To rephrase what I think you are saying are situations where work on MONA is very helpful:
By default people get bitten by long-term optimization. They notice issues in prod because it’s hard to catch everything. They patch individual failures when they come up, but don’t notice that if they did more work on MONA, they would stop the underlying driver of many issues (including future issues that could result in catastrophes). They don’t try MONA-like techniques because it’s not very salient when you are trying to fix individual failures and does not pass cost-benefit to fix individual failures.
If you do work on MONA in realistic-ish settings, you may be able to demonstrate that you can avoid many failures observed in prod without ad-hoc patches and that the alignment tax is not too large. This is not obvious because trying it out and measuring the effectiveness of MONA is somewhat costly and because people don’t by default think of the individual failures you’ve seen in prod as symptoms of their long-term optimization, but your empirical work pushes them over the line and they end up trying to adopt MONA to avoid future failures in prod (and maybe reduce catastrophic risk—though given competitive pressures, that might not be the main factor driving decisions and so you don’t have to make an ironclad case for MONA reducing catastrophic risk).
Is that right?
I think this is at least plausible. I think this will become much more likely once we actually start observing long-term optimization failures in prod. Maybe an intervention I am excited about is enough training technique transparency that it is possible for people outside of labs to notice if issues plausibly stems from long-term optimization?

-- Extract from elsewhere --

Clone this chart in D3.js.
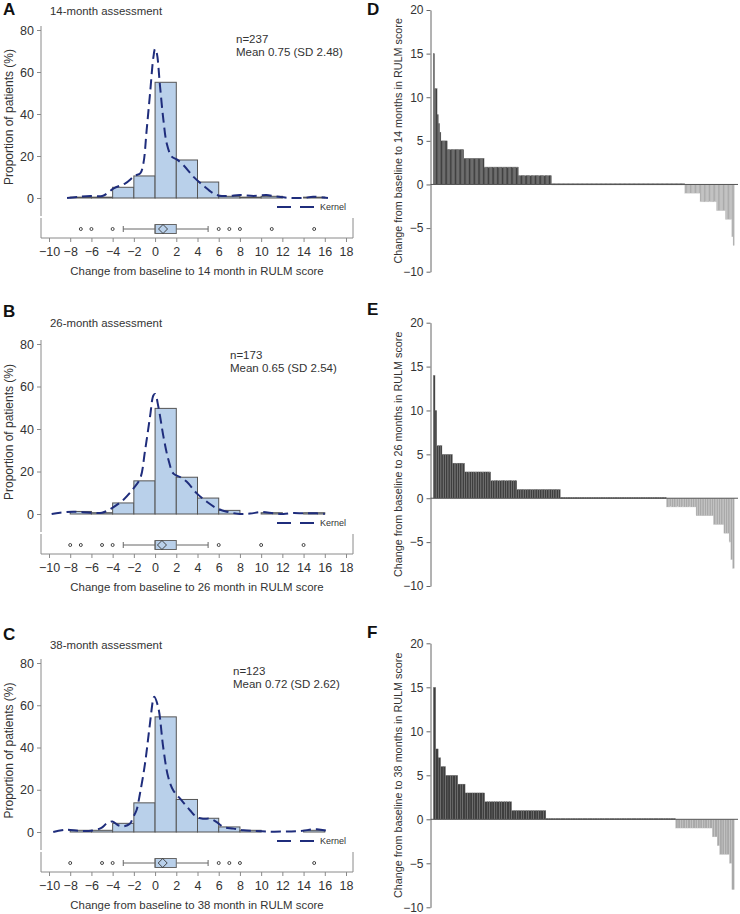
<!DOCTYPE html>
<html>
<head>
<meta charset="utf-8">
<script src="https://cdn.jsdelivr.net/npm/d3@7/dist/d3.min.js"></script>
<style>
  html, body { margin: 0; padding: 0; background: #fff; }
  svg { display: block; font-family: "Liberation Sans", Arial, sans-serif; }
</style>
</head>
<body>
<svg id="chart" width="740" height="914"></svg>
<script>
// ---------------- DATA ----------------
const histBinStarts = [-10, -8, -6, -4, -2, 0, 2, 4, 6, 8, 10, 12, 14, 16];
const histBinWidth = 2;
const xTicks = [-10, -8, -6, -4, -2, 0, 2, 4, 6, 8, 10, 12, 14, 16, 18];
const yTicksHist = [0, 20, 40, 60, 80];
const yTicksWaterfall = [-10, -5, 0, 5, 10, 15, 20];

// Histogram percentages (% of patients per 2-point bin)
const hist14 = [0, 0.4, 0.4, 5.1, 10.5, 55.1, 18.1, 7.6, 0.8, 0.4, 0.8, 0, 0.4, 0];
const hist26 = [0, 1.2, 0.6, 5.2, 15.6, 49.7, 17.3, 7.5, 1.7, 0, 0.6, 0, 0.6, 0];
const hist38 = [0, 0.8, 0.8, 4.1, 13.8, 54.5, 15.4, 6.5, 2.4, 0.8, 0, 0, 0.8, 0];

// Kernel density curves (x = change, y = %)
const kernel14X = [-8.3, -7.2, -6.1, -4.9, -3.9, -2.8, -1.9, -1.4, -1.1, -0.8, -0.47, -0.16, 0, 0.16, 0.47, 0.79, 1.1, 1.57, 2.04, 2.67, 3.6, 4.56, 5.5, 6.1, 7.0, 8.0, 9.3, 10.5, 11.2, 12.1, 13.0, 14.0, 14.9, 15.9, 16.3];
const kernel14Y = [0, 0.6, 1.0, 1.1, 4.6, 7.0, 10.6, 11.7, 16.5, 32, 50, 67, 71, 69, 53, 37, 26, 19.7, 18.4, 15.7, 10.2, 5.9, 2.2, 1.1, 1.0, 1.4, 1.0, 1.4, 0.9, 0.3, 0, 0, 0.6, 0.2, 0];
const kernel26X = [-9.75, -8.96, -7.7, -6.1, -5.0, -4.1, -3.0, -2.04, -1.4, -0.94, -0.47, -0.16, 0, 0.31, 0.79, 1.26, 1.73, 2.36, 2.99, 3.93, 4.87, 5.82, 6.76, 8.0, 8.96, 10.06, 11.16, 12.1, 13.05, 14.0, 15.25, 16.0];
const kernel26Y = [0, 0.6, 1.1, 0.6, 0.6, 2.7, 6.6, 12, 16.8, 30, 46, 55.8, 56.5, 50.5, 36.4, 25.5, 19, 17.4, 15.2, 9.7, 5.8, 2.7, 1.1, 0, 0.2, 0.9, 0.3, 0, 0.5, 0.3, 0.3, 0];
const kernel38X = [-9.6, -8.4, -7.1, -5.8, -5.06, -4.58, -4.02, -3.48, -3.0, -2.38, -2.06, -1.75, -1.43, -0.96, -0.49, -0.17, -0.08, 0.3, 0.77, 1.24, 1.72, 2.5, 3.29, 3.92, 4.55, 5.18, 5.81, 6.44, 7.39, 8.33, 9.28, 10.5, 12.1, 13.7, 15.26, 16.5];
const kernel38Y = [0, 1.1, 0.5, 0.8, 2.0, 3.9, 5.0, 3.2, 2.7, 3.9, 7.1, 10.3, 18, 32, 51, 63, 64, 59, 40, 26, 19.7, 15, 10.3, 7.1, 6.3, 6.3, 4.7, 2.4, 1.6, 0.8, 0.5, 0.2, 0.2, 0.5, 1.3, 0.2];

// Box plot summaries: [lower whisker, Q1, median, Q3, upper whisker], mean, outliers
const box14 = [-3, 0, 0, 2, 5];   const mean14 = 0.75; const outliers14 = [-7, -6, -4, 6, 7, 8, 11, 15];
const box26 = [-3, 0, 0, 2, 5];   const mean26 = 0.65; const outliers26 = [-8, -7, -5, -4, 6, 10, 14];
const box38 = [-3, 0, 0, 2, 5];   const mean38 = 0.72; const outliers38 = [-8, -5, -4, 6, 7, 8, 15];

// Waterfall (sorted individual changes) as value / number-of-patients runs
const wf14Values = [15, 11, 8, 7, 6, 5, 4, 3, 2, 1, 0, -1, -2, -3, -4, -6, -7];
const wf14Counts = [1, 2, 1, 1, 1, 5, 13, 16, 27, 26, 105, 12, 13, 7, 5, 1, 1];
const wf26Values = [14, 10, 6, 5, 4, 3, 2, 1, 0, -1, -2, -3, -4, -5, -7, -8];
const wf26Counts = [1, 1, 3, 6, 7, 15, 15, 25, 61, 17, 10, 6, 3, 1, 1, 1];
const wf38Values = [15, 8, 7, 6, 5, 4, 3, 2, 1, 0, -1, -2, -3, -4, -5, -8];
const wf38Counts = [1, 1, 1, 2, 5, 3, 8, 11, 14, 53, 15, 2, 1, 4, 1, 1];

const panelsLeft = [
  { letter: "A", title: "14-month assessment", n: "n=237", stat: "Mean 0.75 (SD 2.48)",
    hist: hist14, kx: kernel14X, ky: kernel14Y, box: box14, mean: mean14, out: outliers14,
    xTitle: "Change from baseline to 14 month in RULM score",
    letterY: 15, titleY: 15, y0: 198, y80: 30, nX: 236, nY: 43 },
  { letter: "B", title: "26-month assessment", n: "n=173", stat: "Mean 0.65 (SD 2.54)",
    hist: hist26, kx: kernel26X, ky: kernel26Y, box: box26, mean: mean26, out: outliers26,
    xTitle: "Change from baseline to 26 month in RULM score",
    letterY: 317, titleY: 327, y0: 514, y80: 344, nX: 230, nY: 359 },
  { letter: "C", title: "38-month assessment", n: "n=123", stat: "Mean 0.72 (SD 2.62)",
    hist: hist38, kx: kernel38X, ky: kernel38Y, box: box38, mean: mean38, out: outliers38,
    xTitle: "Change from baseline to 38 month in RULM score",
    letterY: 640, titleY: 649, y0: 832, y80: 663, nX: 233, nY: 675 }
];

const panelsRight = [
  { letter: "D", values: wf14Values, counts: wf14Counts, yTop: 10, yBot: 271.7, letterY: 15,
    yTitle: "Change from baseline to 14 months in RULM score" },
  { letter: "E", values: wf26Values, counts: wf26Counts, yTop: 322.7, yBot: 586, letterY: 315,
    yTitle: "Change from baseline to 26 months in RULM score" },
  { letter: "F", values: wf38Values, counts: wf38Counts, yTop: 643.3, yBot: 907.3, letterY: 638,
    yTitle: "Change from baseline to 38 months in RULM score" }
];

// ---------------- DRAW ----------------
const svg = d3.select("#chart");
const axisGray = "#8a8a8a";
const textCol = "#333";
const blueFill = "#b9d0ea";
const kernelCol = "#1f2d7c";
const fmt = d => String(d).replace("-", "\u2212");

const x = d3.scaleLinear().domain([-10, 18]).range([49, 346]);
const axX = 41, boxRight = 353;

panelsLeft.forEach(p => {
  const g = svg.append("g");
  const y = d3.scaleLinear().domain([0, 80]).range([p.y0, p.y80]);

  g.append("text").attr("x", 3).attr("y", p.letterY).attr("font-size", 17).attr("font-weight", "bold")
    .attr("fill", "#111").text(p.letter);
  g.append("text").attr("x", 50).attr("y", p.titleY).attr("font-size", 11.4).attr("fill", textCol).text(p.title);

  // y axis line and ticks
  g.append("line").attr("x1", axX).attr("x2", axX).attr("y1", p.y80 - 4).attr("y2", p.y0 + 18)
    .attr("stroke", axisGray).attr("stroke-width", 1);
  const yAxis = g.append("g").attr("transform", `translate(${axX},0)`)
    .call(d3.axisLeft(y).tickValues(yTicksHist).tickSize(4).tickPadding(3).tickFormat(fmt));
  yAxis.select(".domain").remove();
  yAxis.selectAll("line").attr("stroke", axisGray);
  yAxis.selectAll("text").attr("font-size", 12.5).attr("fill", textCol).attr("font-family", null);

  g.append("text").attr("transform", `translate(13,${(p.y0 + p.y80) / 2 + 3}) rotate(-90)`)
    .attr("text-anchor", "middle").attr("font-size", 12).attr("fill", textCol)
    .text("Proportion of patients (%)");

  // histogram bars
  g.selectAll("rect.bar").data(histBinStarts).join("rect").attr("class", "bar")
    .attr("x", d => x(d)).attr("width", d => x(d + histBinWidth) - x(d))
    .attr("y", (d, i) => y(p.hist[i])).attr("height", (d, i) => p.y0 - y(p.hist[i]))
    .attr("fill", blueFill).attr("stroke", "#555").attr("stroke-width", 1);

  // kernel
  const kpts = p.kx.map((v, i) => [v, p.ky[i]]);
  g.append("path").datum(kpts)
    .attr("d", d3.line().x(d => x(d[0])).y(d => y(d[1])).curve(d3.curveCatmullRom.alpha(0.5)))
    .attr("fill", "none").attr("stroke", kernelCol).attr("stroke-width", 2).attr("stroke-dasharray", "10,5");

  // legend
  g.append("line").attr("x1", 277).attr("x2", 315).attr("y1", p.y0 + 9).attr("y2", p.y0 + 9)
    .attr("stroke", kernelCol).attr("stroke-width", 2).attr("stroke-dasharray", "14,9");
  g.append("text").attr("x", 320).attr("y", p.y0 + 12).attr("font-size", 9).attr("fill", textCol).text("Kernel");

  g.append("text").attr("x", p.nX).attr("y", p.nY).attr("font-size", 11.5).attr("fill", textCol).text(p.n);
  g.append("text").attr("x", p.nX).attr("y", p.nY + 13).attr("font-size", 11.5).attr("fill", textCol).text(p.stat);

  // box panel frame
  const bTop = p.y0 + 20, bBot = p.y0 + 40;
  g.append("line").attr("x1", axX).attr("x2", axX).attr("y1", bTop).attr("y2", bBot).attr("stroke", axisGray);
  g.append("line").attr("x1", boxRight).attr("x2", boxRight).attr("y1", bTop).attr("y2", bBot).attr("stroke", axisGray);
  g.append("line").attr("x1", axX).attr("x2", boxRight).attr("y1", bBot).attr("y2", bBot).attr("stroke", axisGray);

  const xAxis = g.append("g").attr("transform", `translate(0,${bBot})`)
    .call(d3.axisBottom(x).tickValues(xTicks).tickSize(4).tickPadding(5).tickFormat(fmt));
  xAxis.select(".domain").remove();
  xAxis.selectAll("line").attr("stroke", axisGray);
  xAxis.selectAll("text").attr("font-size", 12.5).attr("fill", textCol).attr("font-family", null);

  g.append("text").attr("x", (axX + boxRight) / 2).attr("y", p.y0 + 76.5).attr("text-anchor", "middle")
    .attr("font-size", 11.4).attr("fill", textCol).text(p.xTitle);

  // box plot
  const yc = p.y0 + 31;
  const [lo, q1, med, q3, hi] = p.box;
  const bg = g.append("g");
  bg.append("line").attr("x1", x(lo)).attr("x2", x(q1)).attr("y1", yc).attr("y2", yc).attr("stroke", "#666");
  bg.append("line").attr("x1", x(q3)).attr("x2", x(hi)).attr("y1", yc).attr("y2", yc).attr("stroke", "#666");
  [lo, hi].forEach(v => bg.append("line").attr("x1", x(v)).attr("x2", x(v)).attr("y1", yc - 3).attr("y2", yc + 3).attr("stroke", "#666"));
  bg.append("rect").attr("x", x(q1)).attr("width", x(q3) - x(q1)).attr("y", yc - 4.5).attr("height", 9)
    .attr("fill", blueFill).attr("stroke", "#666");
  bg.append("line").attr("x1", x(med)).attr("x2", x(med)).attr("y1", yc - 4.5).attr("y2", yc + 4.5).attr("stroke", "#666");
  const mx = x(p.mean);
  bg.append("path").attr("d", `M${mx - 4.5},${yc} L${mx},${yc - 4.5} L${mx + 4.5},${yc} L${mx},${yc + 4.5} Z`)
    .attr("fill", "none").attr("stroke", "#333").attr("stroke-width", 0.9);
  bg.selectAll("circle").data(p.out).join("circle").attr("cx", d => x(d)).attr("cy", yc).attr("r", 1.5)
    .attr("fill", "#fff").attr("stroke", "#333").attr("stroke-width", 0.9);
});

// waterfall panels
const wfLeft = 430.5, wfBarStart = 433.3, wfBarEnd = 734.3, wfLineEnd = 738;
panelsRight.forEach(p => {
  const g = svg.append("g");
  const y = d3.scaleLinear().domain([-10, 20]).range([p.yBot, p.yTop]);
  const vals = [];
  p.values.forEach((v, i) => { for (let k = 0; k < p.counts[i]; k++) vals.push(v); });
  const xb = d3.scaleBand().domain(d3.range(vals.length)).range([wfBarStart, wfBarEnd]).padding(0);

  g.append("text").attr("x", 367).attr("y", p.letterY).attr("font-size", 17).attr("font-weight", "bold")
    .attr("fill", "#111").text(p.letter);

  const yAxis = g.append("g").attr("transform", `translate(${wfLeft},0)`)
    .call(d3.axisLeft(y).tickValues(yTicksWaterfall).tickSize(4).tickPadding(3).tickFormat(fmt).tickSizeOuter(0));
  yAxis.select(".domain").attr("stroke", "#666");
  yAxis.selectAll(".tick line").attr("stroke", "#666");
  yAxis.selectAll("text").attr("font-size", 12).attr("fill", textCol).attr("font-family", null);

  g.append("text").attr("transform", `translate(402,${(p.yTop + p.yBot) / 2}) rotate(-90)`)
    .attr("text-anchor", "middle").attr("font-size", 10.8).attr("fill", textCol).text(p.yTitle);

  const y0 = y(0);
  g.selectAll("rect.wf").data(vals).join("rect").attr("class", "wf")
    .attr("x", (d, i) => xb(i)).attr("width", xb.bandwidth())
    .attr("y", d => d > 0 ? y(d) : (d < 0 ? y0 : y0 - 1))
    .attr("height", d => d === 0 ? 1.6 : Math.abs(y(d) - y0))
    .attr("fill", d => d > 0 ? "#3e3e3e" : (d < 0 ? "#a9a9a9" : "#555"))
    .attr("stroke", d => d > 0 ? "#7d7d7d" : (d < 0 ? "#d0d0d0" : "none"))
    .attr("stroke-width", 0.3);

  g.append("line").attr("x1", wfLeft).attr("x2", wfLineEnd).attr("y1", y0).attr("y2", y0)
    .attr("stroke", "#555").attr("stroke-width", 1);
});
</script>
</body>
</html>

Yes, that’s broadly accurate, though one clarification:
That’s a reason (and is probably sufficient by itself), but I think a more important reason is that your first attempt at using MONA is at the point where problems arise, MONA will in fact be bad, whereas if you have iterated on it a bunch previously (and in particular you know how to provide appropriate nonmyopic approvals), your attempt at using MONA will go much better.
Agreed, we’re not advocating for using MONA now (and say so in the paper).
Idk, to be effective I think this would need to be a pretty drastic increase in transparency, which seems incompatible with many security or non-proliferation intuitions, as well as business competitiveness concerns. (Unless you are thinking of lots of transparency to a very small set of people.)
I also have the “that’s obvious reaction”, but possibly I’m missing somne details. I also think it won’t perform well enough in practice to pencil given other better places to allocate safety budget (if it does trade off which is unclear).
I meant “it’s obvious you should use MONA if you are seeing problems with long-term optimization”, which I believe is Fabien’s position (otherwise it would be “hard to find”).
Your reaction seems more like “it’s obvious MONA would prevent multi-step reward hacks”; I expect that is somewhat more common (though still rare, and usually depends on already having the concept of multi-step reward hacking).